Certainly politics was in the air on Capitol Hill while Ford was away. Rushing toward a midsummer recess, the Democratic-dominated Congress broke the momentum of Ford's veto hold over legislation he opposes and challenged aspects of his foreign policy. Ford has vetoed no fewer than 36 bills, and the Congress has either accepted or failed to override all except four of those vetoes. But last week both the House and Senate easily nullified his veto of a health-services bill that provides $2 billion for such needs as nurses training, community mental-health centers and rape prevention. Ford had complained that the bill would cost too much. A single new override does not mean, of course, that Congress has lastingly undercut Ford's veto strength.
Prime Battle. In foreign affairs, Administration head counters detected so much congressional opposition to a Ford proposal to sell Hawk ground-to-air missiles to Jordan that the White House prudently withdrew the plan. The House overwhelmingly approved a $31.1 billion appropriation for military weapons, including such controversial Administration projects as the B-1 bomber and a nuclear strike cruiser, but the Senate refused to agree; a joint conference committee will reconsider the issue in September.

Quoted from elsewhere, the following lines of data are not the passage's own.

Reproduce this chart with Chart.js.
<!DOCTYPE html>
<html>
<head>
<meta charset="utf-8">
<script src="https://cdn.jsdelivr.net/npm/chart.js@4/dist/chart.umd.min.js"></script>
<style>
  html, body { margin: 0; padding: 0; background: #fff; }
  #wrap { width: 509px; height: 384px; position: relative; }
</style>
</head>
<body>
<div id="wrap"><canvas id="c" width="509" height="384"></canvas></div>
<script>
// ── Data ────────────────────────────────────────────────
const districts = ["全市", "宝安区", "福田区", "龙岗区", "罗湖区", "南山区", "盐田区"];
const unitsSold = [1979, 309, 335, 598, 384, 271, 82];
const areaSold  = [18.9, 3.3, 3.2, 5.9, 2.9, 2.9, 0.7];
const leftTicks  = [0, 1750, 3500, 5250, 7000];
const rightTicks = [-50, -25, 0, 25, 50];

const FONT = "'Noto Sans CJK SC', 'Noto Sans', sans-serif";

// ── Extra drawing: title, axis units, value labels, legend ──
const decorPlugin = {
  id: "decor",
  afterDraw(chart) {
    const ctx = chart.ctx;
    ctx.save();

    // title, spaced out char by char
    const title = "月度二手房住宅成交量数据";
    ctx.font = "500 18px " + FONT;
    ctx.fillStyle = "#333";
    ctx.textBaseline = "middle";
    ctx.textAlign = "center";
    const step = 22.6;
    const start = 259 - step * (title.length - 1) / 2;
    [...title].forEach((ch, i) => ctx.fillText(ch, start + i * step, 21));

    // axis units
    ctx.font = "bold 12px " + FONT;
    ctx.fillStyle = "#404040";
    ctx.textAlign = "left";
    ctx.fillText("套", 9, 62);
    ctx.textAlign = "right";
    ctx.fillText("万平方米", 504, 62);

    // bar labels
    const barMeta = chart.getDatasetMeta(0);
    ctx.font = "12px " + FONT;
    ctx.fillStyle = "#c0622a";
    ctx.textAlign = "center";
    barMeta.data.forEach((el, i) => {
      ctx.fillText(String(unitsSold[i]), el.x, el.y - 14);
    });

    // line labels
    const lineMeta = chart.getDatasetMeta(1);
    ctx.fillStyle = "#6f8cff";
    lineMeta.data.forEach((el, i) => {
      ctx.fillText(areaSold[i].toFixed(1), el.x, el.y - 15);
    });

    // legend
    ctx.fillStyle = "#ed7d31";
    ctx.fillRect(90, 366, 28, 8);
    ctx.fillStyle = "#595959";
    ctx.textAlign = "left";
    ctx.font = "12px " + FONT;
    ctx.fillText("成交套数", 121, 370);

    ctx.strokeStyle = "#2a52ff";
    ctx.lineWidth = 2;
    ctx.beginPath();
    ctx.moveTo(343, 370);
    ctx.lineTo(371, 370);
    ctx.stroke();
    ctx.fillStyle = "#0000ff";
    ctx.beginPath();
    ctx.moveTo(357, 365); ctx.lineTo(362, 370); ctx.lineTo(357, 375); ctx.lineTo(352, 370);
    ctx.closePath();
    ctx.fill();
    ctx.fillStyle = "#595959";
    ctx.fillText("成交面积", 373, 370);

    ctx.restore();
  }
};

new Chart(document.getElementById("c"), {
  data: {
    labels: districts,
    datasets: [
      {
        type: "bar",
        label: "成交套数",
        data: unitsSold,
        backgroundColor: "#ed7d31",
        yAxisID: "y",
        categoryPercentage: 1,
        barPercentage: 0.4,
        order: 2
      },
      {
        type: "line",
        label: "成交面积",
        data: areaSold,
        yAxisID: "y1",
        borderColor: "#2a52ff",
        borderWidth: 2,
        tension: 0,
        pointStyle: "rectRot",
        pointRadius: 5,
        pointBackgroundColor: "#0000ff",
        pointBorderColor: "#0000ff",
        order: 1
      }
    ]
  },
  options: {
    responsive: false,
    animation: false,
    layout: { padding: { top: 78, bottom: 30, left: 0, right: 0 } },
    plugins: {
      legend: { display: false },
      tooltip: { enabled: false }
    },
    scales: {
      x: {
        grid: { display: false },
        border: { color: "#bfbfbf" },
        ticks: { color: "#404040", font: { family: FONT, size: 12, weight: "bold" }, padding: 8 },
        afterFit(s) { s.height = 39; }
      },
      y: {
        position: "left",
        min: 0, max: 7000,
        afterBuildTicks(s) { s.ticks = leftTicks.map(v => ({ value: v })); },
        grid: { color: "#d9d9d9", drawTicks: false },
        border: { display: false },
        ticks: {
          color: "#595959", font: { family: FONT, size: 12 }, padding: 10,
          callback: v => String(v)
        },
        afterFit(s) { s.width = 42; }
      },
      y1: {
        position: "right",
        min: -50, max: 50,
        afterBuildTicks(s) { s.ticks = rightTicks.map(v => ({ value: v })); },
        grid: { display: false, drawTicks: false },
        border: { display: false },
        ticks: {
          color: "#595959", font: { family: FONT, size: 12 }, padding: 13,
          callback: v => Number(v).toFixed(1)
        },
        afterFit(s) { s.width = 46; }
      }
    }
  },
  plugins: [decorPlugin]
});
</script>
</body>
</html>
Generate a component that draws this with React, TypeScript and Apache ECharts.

The prime political battle in Washington to which Ford returns is the stalemate between White House and Congress over energy. Each party knows that whatever is done to reduce energy consumption will be highly unpopular, and each is maneuvering to force the other to take the heat. The House last week rejected a Ford plan to lift price controls on domestic oil gradually over 39 months. Congress voted instead to extend controls for six months--a bill that Ford, in turn, has vowed to veto. If he does and is sustained, the controls will expire on Aug. 31 and gas prices will rise, but who would be blamed most in the struggle is unclear. What does seem clear is that Ford's personal fate is much more likely to be determined by the nitty-gritty details of the domestic economy than by the lofty atmospherics of global summitry.